Paylaş
Adana’da PKK sempatizanları belediye otobüsüne taşla ve molotoflarla saldırdı, kontrolü kaybeden otobüs 6 yaşındaki bir çocuğu ezdi, linç edilmek istenen zavallı şoför yoğun bakımda... Geçen hafta da Adana’da benzer bir olay olmuştu. KCK organizasyonuna benzeyen olaylar.
Başbakan Erdoğan Diyarbakır’a gitmeden önce, geçen cuma günü saat 15.20’de Nusaybin’de pusu kuran PKK’lılar görevden dönen Jandarma araçlarına 100-150 el ateş açmışlardı, çok şükür ölen olmamıştı.
Bunlar bir süredir görülen eylemlerden sadece son üçü.
TERÖR HAZIRLIĞI
Bu tür eylemlerin “münferit olaylar” olmadığı, aksine bir strateji olduğu açık.
En son Kongra-Gel’in 10 Temmuz 2013’teki kongresinde... Yani çözüm süreci başladıktan sonra ve Öcalan’ın ünlü “23 Mart Newroz” açıklamasından sonra kabul ettikleri “Tutum Belgesi”nde, iki temel eylem tarzı kararlaştırılmıştı: 5. maddede “halk serhildanlarının Türkiye’ye yayılması”, serhildan yani ayaklanma... Öbürü, Tutum Belgesi’nin 6. maddesinde “gerillanın aktif savunmaya her an hazırlıklı olması.”
KCK ve BDP sürekli gerilim ve siyasi çatışma politikalarıyla “serhildanlar”ın psikolojisini ateşlemeye çalışıyor.
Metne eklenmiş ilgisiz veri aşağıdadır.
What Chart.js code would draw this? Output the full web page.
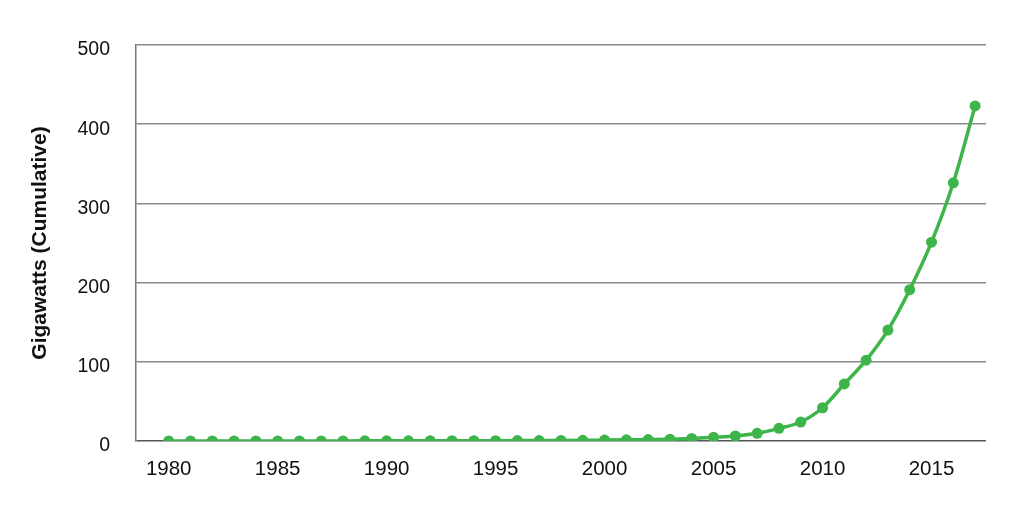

Kandil de bu tür ‘sınırlı’ şiddet eylemleriyle silahlı örgüte bir tür uygulamalı terör eğitimi yaptırıyor; ilerideki bir zamanda daha büyük terör eylemlerine militanları “hazırlıklı” tutmak için.
Zaten bu amaçla silahlı unsurların sadece yüzde 20’sini sınır dışına çektiler; Rojava’da görevlendirdiler... Türkiye’de kalan yüzde 80’lik kesimi de bu tür eylemlerle “hazırlıklı” tutuyorlar.
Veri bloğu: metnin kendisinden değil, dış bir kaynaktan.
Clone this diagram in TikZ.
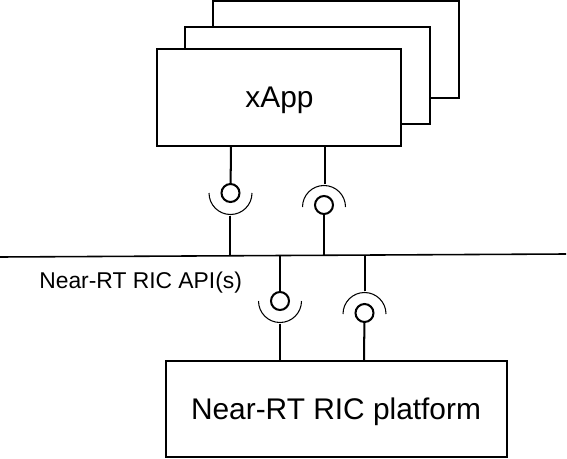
\documentclass[tikz,border=0pt]{standalone}
\usepackage{fontspec}
\setmainfont{Liberation Sans}
\usetikzlibrary{calc}
\tikzset{
  appbox/.style={draw=black, fill=white, line width=1.15pt, inner sep=0pt},
  port/.style={circle, draw=black, fill=white, line width=1.15pt, minimum size=18*0.02cm, inner sep=0pt},
  wire/.style={black, line width=1.15pt},
  cup/.style={black, line width=0.6pt}
}

\begin{document}
\begin{tikzpicture}[x=0.02cm, y=-0.02cm]

% Canvas, in reference pixels
\useasboundingbox (0,0) rectangle (567,459);
\fill[white] (0,0) rectangle (567,459);

% Stack of xApp boxes
\node[appbox, minimum width=246*0.02cm, minimum height=97*0.02cm] (xappC) at (336,49.5) {};
\node[appbox, minimum width=245*0.02cm, minimum height=97*0.02cm] (xappB) at (307.5,75.5) {};
\node[appbox, minimum width=244*0.02cm, minimum height=97*0.02cm] (xappA) at (279,97.5) {};
\node[font=\fontsize{17pt}{20pt}\selectfont, anchor=base, inner sep=0pt] (xapplabel) at (279.5,107.5) {xApp};

% Platform box
\node[appbox, minimum width=341*0.02cm, minimum height=96*0.02cm] (platform) at (336.5,409) {};
\node[font=\fontsize{17pt}{20pt}\selectfont, anchor=base, inner sep=0pt] (platformlabel) at (336,419) {Near-RT RIC platform};

% API line
\coordinate (busL) at (0,257);
\coordinate (busR) at (566,254);
\draw[black, line width=0.9pt] (busL) -- (busR);
\node[font=\fontsize{13pt}{15pt}\selectfont, anchor=base west, inner sep=0pt] (apilabel) at (39,288) {Near-RT RIC API(s)};

% Ports
\node[port] (portA) at (230.5,193) {};
\node[port] (portB) at (324,205) {};
\node[port] (portC) at (280,301) {};
\node[port] (portD) at (364.5,313) {};

% Cups, below or above the port
\draw[cup] ($(portA)+(21.5,0)$) arc[start angle=0, end angle=180, x radius=21.5, y radius=21.5];
\draw[cup] ($(portB)+(21.5,2)$) arc[start angle=0, end angle=-180, x radius=21.5, y radius=21.5];
\draw[cup] ($(portC)+(21.5,0)$) arc[start angle=0, end angle=180, x radius=21.5, y radius=21.5];
\draw[cup] ($(portD)+(21.5,1)$) arc[start angle=0, end angle=-180, x radius=21.5, y radius=21.5];

% Free ends of the wires
\coordinate (stemA) at (231,146);
\coordinate (cupA) at (230,215.5);
\coordinate (tapA) at (230,254.5);
\coordinate (stemB) at (325,146);
\coordinate (cupB) at (325,184);
\coordinate (tapB) at (324,254.5);
\coordinate (tapC) at (280,255.5);
\coordinate (cupC) at (280,323.5);
\coordinate (tapD) at (365,255);
\coordinate (cupD) at (365,291);
\coordinate (baseD) at (364,361);

% Wires
\draw[wire] (stemA) -- (portA);
\draw[wire] (cupA) -- (tapA);
\draw[wire] (stemB) -- (cupB);
\draw[wire] (portB) -- (tapB);
\draw[wire] (tapC) -- (portC);
\draw[wire] (cupC) -- (cupC |- platform.north);
\draw[wire] (tapD) -- (cupD);
\draw[wire] (portD) -- (baseD);

\end{tikzpicture}
\end{document}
Cemil Bayık ve Duran Kalkan’ın “Ateşkes söylentileri örgütte gevşeme yaratıyor” anlamında çeşitli konuşmaları vardır.
ETNİK MİLLİYETÇİLİK
1910’larda Kürt okumuşların, 1920’ler ve 30’larda bazı Kürt aşiretlerinin tutkusu olan Kürt milliyetçiliği eğitim ve şehirleşme gibi dinamiklerle çok geniş kitlelere yayılmış durumdadır, Türkiye’de ve çevremizde.
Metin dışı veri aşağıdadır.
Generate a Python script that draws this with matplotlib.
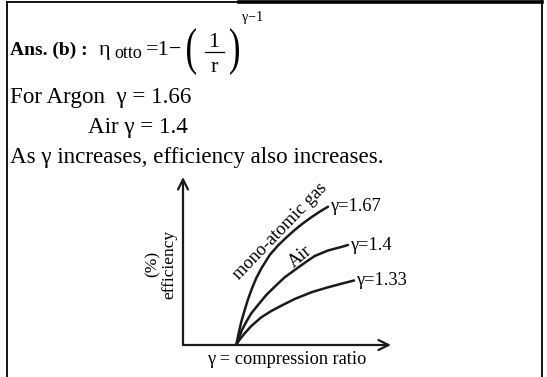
import matplotlib.pyplot as plt
import matplotlib.transforms as mtransforms
from matplotlib.textpath import TextPath
from matplotlib.patches import PathPatch
from matplotlib.font_manager import FontProperties

plt.rcParams['font.family'] = ['Liberation Serif', 'DejaVu Serif']

# efficiency curves (arbitrary units, origin at the axis corner)
curve_labels = ['γ=1.67', 'γ=1.4', 'γ=1.33']
r_167 = [5.33, 5.43, 5.6, 5.83, 6.17, 6.5, 6.9, 7.33, 7.83, 8.67, 9.5,
         10.33, 11.17, 12.0, 12.83, 13.67, 14.5]
eff_167 = [0, 0.5, 1.33, 2.33, 3.5, 4.57, 5.67, 6.7, 7.65, 9.0, 9.95,
           10.75, 11.5, 12.17, 12.77, 13.33, 13.83]
r_14 = [5.33, 5.57, 5.9, 6.33, 6.83, 7.5, 8.33, 9.17, 10.17, 11.17, 12.33,
        13.17, 14.5, 16.0, 16.5]
eff_14 = [0, 0.67, 1.5, 2.33, 3.17, 4.0, 5.0, 5.83, 6.77, 7.5, 8.33,
          8.9, 9.45, 9.85, 10.0]
r_133 = [5.33, 5.5, 5.67, 6.17, 6.83, 7.83, 8.83, 9.83, 11.17, 12.83, 14.5, 16.0, 17.1]
eff_133 = [0, 0.3, 0.55, 1.17, 1.9, 2.77, 3.4, 3.93, 4.6, 5.27, 5.77, 6.17, 6.45]

W, H = 547, 377
fig = plt.figure(figsize=(W / 100, H / 100), dpi=100)

# page layer in pixel units
bg = fig.add_axes([0, 0, 1, 1])
bg.set_xlim(0, W)
bg.set_ylim(H, 0)
bg.axis('off')

# box lines
bg.plot([6.5, 6.5], [2, H], color='black', lw=1.3)
bg.plot([6.5, 541.5], [2, 2], color='black', lw=1.3)
bg.plot([239, 541.5], [1.5, 1.5], color='black', lw=2.6)
bg.plot([541.5, 541.5], [0, H], color='black', lw=1.3)

serif = FontProperties(family='Liberation Serif')


def stretched_glyph(ch, x0, x1, y0, y1):
    # tall thin bracket, like an equation editor's stretched parenthesis
    tp = TextPath((0, 0), ch, size=1, prop=serif)
    ext = tp.get_extents()
    t = (mtransforms.Affine2D().translate(-ext.x0, -ext.y0)
         .scale((x1 - x0) / ext.width, -(y1 - y0) / ext.height)
         .translate(x0, y1))
    bg.add_patch(PathPatch(t.transform_path(tp), facecolor='black', lw=0))


fs = 16.6
bg.text(10, 55, 'Ans. (b) :', fontsize=14, fontweight='bold', va='baseline')
bg.text(99, 55, 'η', fontsize=16, va='baseline')
bg.text(114, 58, 'otto', fontsize=13, va='baseline')
bg.text(146, 55, '=1−', fontsize=16, va='baseline')
stretched_glyph('(', 187, 196, 28, 75)
stretched_glyph(')', 230, 239, 28, 75)
bg.text(214, 47, '1', fontsize=16, va='baseline', ha='center')
bg.plot([205, 224], [52, 52], color='black', lw=0.9)
bg.text(214, 72, 'r', fontsize=16, va='baseline', ha='center')
bg.text(242, 21, 'γ−1', fontsize=10, va='baseline')

bg.text(10, 103, 'For Argon  γ = 1.66', fontsize=fs, va='baseline')
bg.text(88, 133, 'Air γ = 1.4', fontsize=fs, va='baseline')
bg.text(10, 163, 'As γ increases, efficiency also increases.', fontsize=fs, va='baseline')

# diagram
ax = fig.add_axes([183 / W, (H - 345) / H, (395 - 183) / W, (345 - 172) / H])
ax.set_xlim(0, 21.2)
ax.set_ylim(0, 17.3)
ax.axis('off')

arrow = dict(arrowstyle='->', color='#1a1a1a', lw=1.6, mutation_scale=18,
             shrinkA=0, shrinkB=0)
ax.annotate('', xy=(20.8, 0), xytext=(0, 0), arrowprops=arrow)
ax.annotate('', xy=(0, 16.8), xytext=(0, 0), arrowprops=arrow)

curves = [(r_167, eff_167), (r_14, eff_14), (r_133, eff_133)]
for (r, eff), lab in zip(curves, curve_labels):
    ax.plot(r, eff, color='#1a1a1a', lw=1.8, solid_capstyle='round',
            solid_joinstyle='round')
    ax.text(r[-1] + 0.2, eff[-1], lab, fontsize=13.2, va='center', ha='left')

bg.text(280, 231, 'mono-atomic gas', fontsize=13.2, rotation=46,
        ha='center', va='center', rotation_mode='anchor')
bg.text(300, 257, 'Air', fontsize=13.2, rotation=40,
        ha='center', va='center', rotation_mode='anchor')
bg.text(161, 264, '(%)\nefficiency', fontsize=12.5, rotation=90,
        ha='center', va='center', multialignment='center', linespacing=1.0)
bg.text(287, 360, 'γ = compression ratio', fontsize=13.2, ha='center', va='center')

fig.savefig('out.png', dpi=100)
Bir bakıma 19. yüzyıl Balkanları gibi.
Silahla yok edilemedi; silahsız çözelim deyince de silah bırakmıyorlar!
Türkiye’nin fevkalade zor ve sıkıntılı bir sorunla karşı karşıya olduğu açık. Türkiye deyince, Türkler de Kürtler de Yugoslavya gibi kitlevi facialara sürüklenme tehlikesiyle karşı karşıyadırlar. Ya da silah ve etnik husumet aradan çıkarılır, demokrasi içinde doğal süreç neyse, kansız bir yol izlenir; İspanya gibi...
Bu ikincisinin önündeki engel PKK ve KCK’dır.
KÜRT DEMOKRATLAR
Hükümetlerin kansız çözüm isteyen çok geniş kitleleri sisteme entegre edecek, en azından örgütün körüklediği çatışma psikolojisinin ateşini düşürecek açılımlar yapması tabiidir. Dünyada da böyle oluyor.
Fakat Kandil bir defa bile “silah bırakma” kavramını ağzına almadı, aksine, savaş psikolojisini sürekli körüklüyor, büyük çaplı kanlı çatışmaların “hazırlığını” da bu tür eylemlerle sürdürüyor.
MİT böyle bir noktaya gelmek üzere Öcalan’la anlaşmış olamaz.
Dünya pratiğinde, terör örgütleriyle anlaşmalar, “silah bırakma”sı için yapılır; karşılığında demokratik kanallar açılır. Silah bırakma sonucu garanti değilse, geçici bir süre ölümlerin durması maalesef umulan çözümü sağlamaz.
Çok kritik, çok uzun bir yoldur bu. İngiltere’de muhafazakâr Başbakan John Major başlattı, İşçi Partili Başbakan Tony Blair tamamladı. Her gün kavga etselerdi, yapabilirler miydi?
19. yüzyılın kanlı Balkan hortlağı artık bölgemizde Türklerin de Kürtlerin de kapısına dayanmıştır. Çözümün kansız yollarda aranması için Türk demokratlar kadar Kürt demokratlar da sesini yükseltmeli artık.